OBJECTIVE: Starting with the first line of the listing, quote each line exactly until and including the one with "const py = y => (B - y) / (B - T);", leaving pictures out.

SOURCE EXCERPT:

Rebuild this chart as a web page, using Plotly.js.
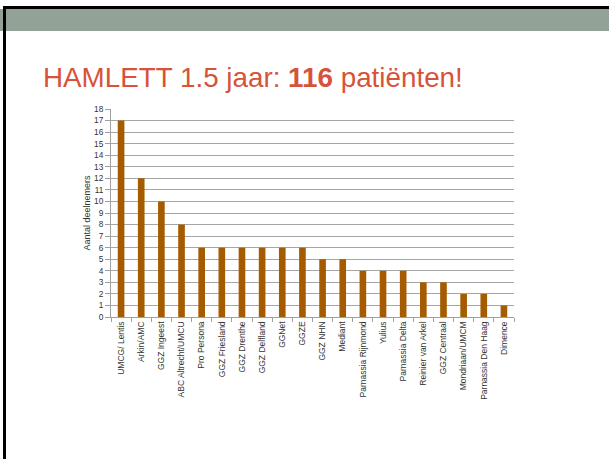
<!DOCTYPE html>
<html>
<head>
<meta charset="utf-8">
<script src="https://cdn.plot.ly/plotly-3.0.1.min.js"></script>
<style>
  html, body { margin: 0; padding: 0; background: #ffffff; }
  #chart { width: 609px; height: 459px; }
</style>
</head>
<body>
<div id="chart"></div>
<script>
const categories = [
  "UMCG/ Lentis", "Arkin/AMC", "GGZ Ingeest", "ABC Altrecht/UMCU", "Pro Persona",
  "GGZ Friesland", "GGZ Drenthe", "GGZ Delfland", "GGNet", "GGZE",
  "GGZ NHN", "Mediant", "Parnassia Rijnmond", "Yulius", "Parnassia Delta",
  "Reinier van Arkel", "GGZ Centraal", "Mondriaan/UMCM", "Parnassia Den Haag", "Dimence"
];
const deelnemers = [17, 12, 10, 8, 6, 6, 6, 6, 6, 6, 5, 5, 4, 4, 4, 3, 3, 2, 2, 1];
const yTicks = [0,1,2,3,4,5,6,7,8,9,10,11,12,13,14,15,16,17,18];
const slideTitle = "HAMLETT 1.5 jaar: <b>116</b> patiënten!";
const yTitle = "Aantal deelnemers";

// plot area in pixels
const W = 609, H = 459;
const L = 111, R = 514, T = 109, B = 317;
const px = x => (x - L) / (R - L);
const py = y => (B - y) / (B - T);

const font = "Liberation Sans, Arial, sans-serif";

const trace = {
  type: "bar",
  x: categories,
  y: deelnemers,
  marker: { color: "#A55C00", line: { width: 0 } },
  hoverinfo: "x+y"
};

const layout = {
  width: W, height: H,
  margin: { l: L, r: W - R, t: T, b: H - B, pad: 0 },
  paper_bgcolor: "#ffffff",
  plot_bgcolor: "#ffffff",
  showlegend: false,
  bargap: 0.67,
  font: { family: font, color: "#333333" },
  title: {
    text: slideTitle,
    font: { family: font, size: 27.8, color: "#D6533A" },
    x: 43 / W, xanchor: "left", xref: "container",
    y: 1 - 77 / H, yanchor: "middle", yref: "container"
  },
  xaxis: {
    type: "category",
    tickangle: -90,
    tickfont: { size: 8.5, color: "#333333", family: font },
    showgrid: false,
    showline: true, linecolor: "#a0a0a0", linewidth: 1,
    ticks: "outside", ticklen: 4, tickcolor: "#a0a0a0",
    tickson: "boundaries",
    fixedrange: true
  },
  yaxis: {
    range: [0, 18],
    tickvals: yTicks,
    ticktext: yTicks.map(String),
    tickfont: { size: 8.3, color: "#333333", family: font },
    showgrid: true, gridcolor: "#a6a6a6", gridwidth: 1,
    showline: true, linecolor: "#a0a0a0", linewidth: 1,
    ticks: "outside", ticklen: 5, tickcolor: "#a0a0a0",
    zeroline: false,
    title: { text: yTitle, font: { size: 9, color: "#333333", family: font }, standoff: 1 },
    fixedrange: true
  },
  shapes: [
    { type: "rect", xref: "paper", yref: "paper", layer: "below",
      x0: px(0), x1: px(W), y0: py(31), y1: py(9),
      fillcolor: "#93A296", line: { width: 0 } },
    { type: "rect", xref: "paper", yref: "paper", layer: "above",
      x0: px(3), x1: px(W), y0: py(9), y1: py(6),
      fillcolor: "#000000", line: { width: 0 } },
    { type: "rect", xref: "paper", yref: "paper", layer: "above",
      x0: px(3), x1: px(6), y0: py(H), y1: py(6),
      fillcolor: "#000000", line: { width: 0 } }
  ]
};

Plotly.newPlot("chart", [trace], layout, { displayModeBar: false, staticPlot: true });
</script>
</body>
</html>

OUTPUT:
Rebuild this chart as a web page, using Plotly.js.
<!DOCTYPE html>
<html>
<head>
<meta charset="utf-8">
<script src="https://cdn.plot.ly/plotly-3.0.1.min.js"></script>
<style>
  html, body { margin: 0; padding: 0; background: #ffffff; }
  #chart { width: 609px; height: 459px; }
</style>
</head>
<body>
<div id="chart"></div>
<script>
const categories = [
  "UMCG/ Lentis", "Arkin/AMC", "GGZ Ingeest", "ABC Altrecht/UMCU", "Pro Persona",
  "GGZ Friesland", "GGZ Drenthe", "GGZ Delfland", "GGNet", "GGZE",
  "GGZ NHN", "Mediant", "Parnassia Rijnmond", "Yulius", "Parnassia Delta",
  "Reinier van Arkel", "GGZ Centraal", "Mondriaan/UMCM", "Parnassia Den Haag", "Dimence"
];
const deelnemers = [17, 12, 10, 8, 6, 6, 6, 6, 6, 6, 5, 5, 4, 4, 4, 3, 3, 2, 2, 1];
const yTicks = [0,1,2,3,4,5,6,7,8,9,10,11,12,13,14,15,16,17,18];
const slideTitle = "HAMLETT 1.5 jaar: <b>116</b> patiënten!";
const yTitle = "Aantal deelnemers";

// plot area in pixels
const W = 609, H = 459;
const L = 111, R = 514, T = 109, B = 317;
const px = x => (x - L) / (R - L);
const py = y => (B - y) / (B - T);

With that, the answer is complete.